2. Mix the tomato paste into the onion and cook 2 to 3 minutes.
3. Add it to the crock-pot with the crushed tomatoes, Italian seasoning, red pepper flakes, a pinch of sugar plus 1 teaspoon salt and about 1/4 teaspoon black pepper. In a large mixing bowl using a fork or your hands combine the ground meat, eggs, Parmesan, onion, garlic, parsley and a dash of salt and pepper together. Scoop up 2 tablespoons of the meat and pack it into a ball. Repeat until all the meat is used. Carefully drop them into the crock-pot.Cook on high 4 - 5 hours or low 6 - 8 hours. Taste and season the sauce as needed during the last hour. Meanwhile roast the spaghetti squash (you can roast it whole!) until tender on 400 degrees F about 45 minutes depending on their size.
4. Let them cool off until you can handle them comfortably.

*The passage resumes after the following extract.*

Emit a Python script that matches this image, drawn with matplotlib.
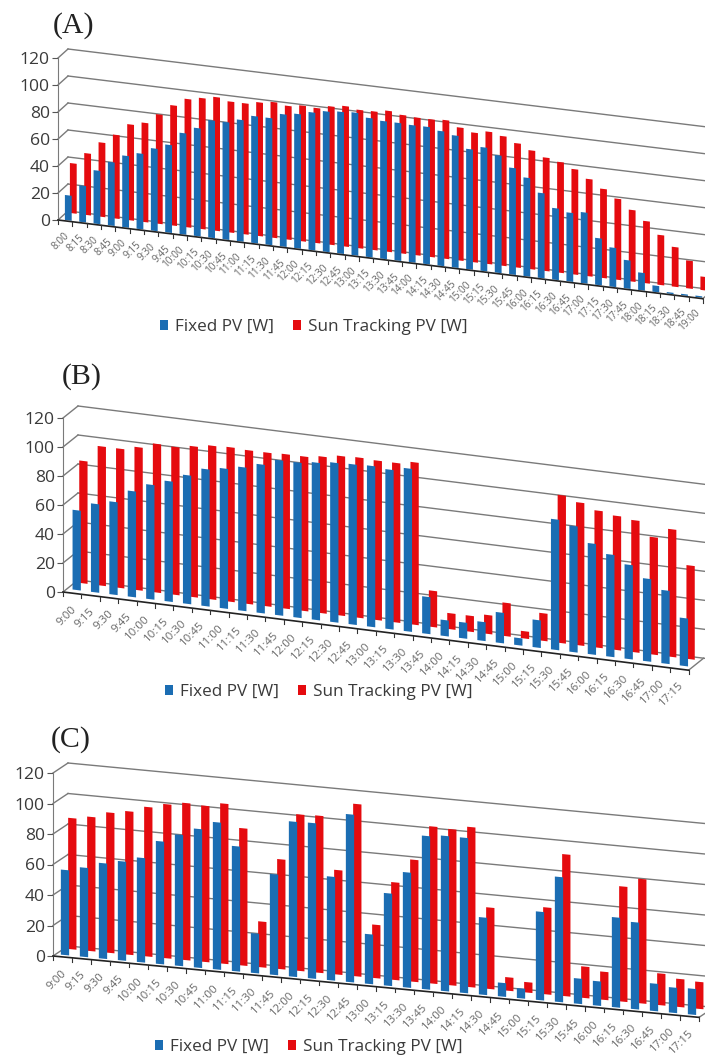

5. Cut them in half lengthwise and scoop out the pulp and seeds with a grapefruit spoon. Pull a fork through the squash to make the noodles. If your spaghetti squash seems especially watery you can drain it for a few minutes in a colander.
6. Mix the spaghetti squash with enough sauce to generously coat and sere with the meatballs and Parmesan cheese.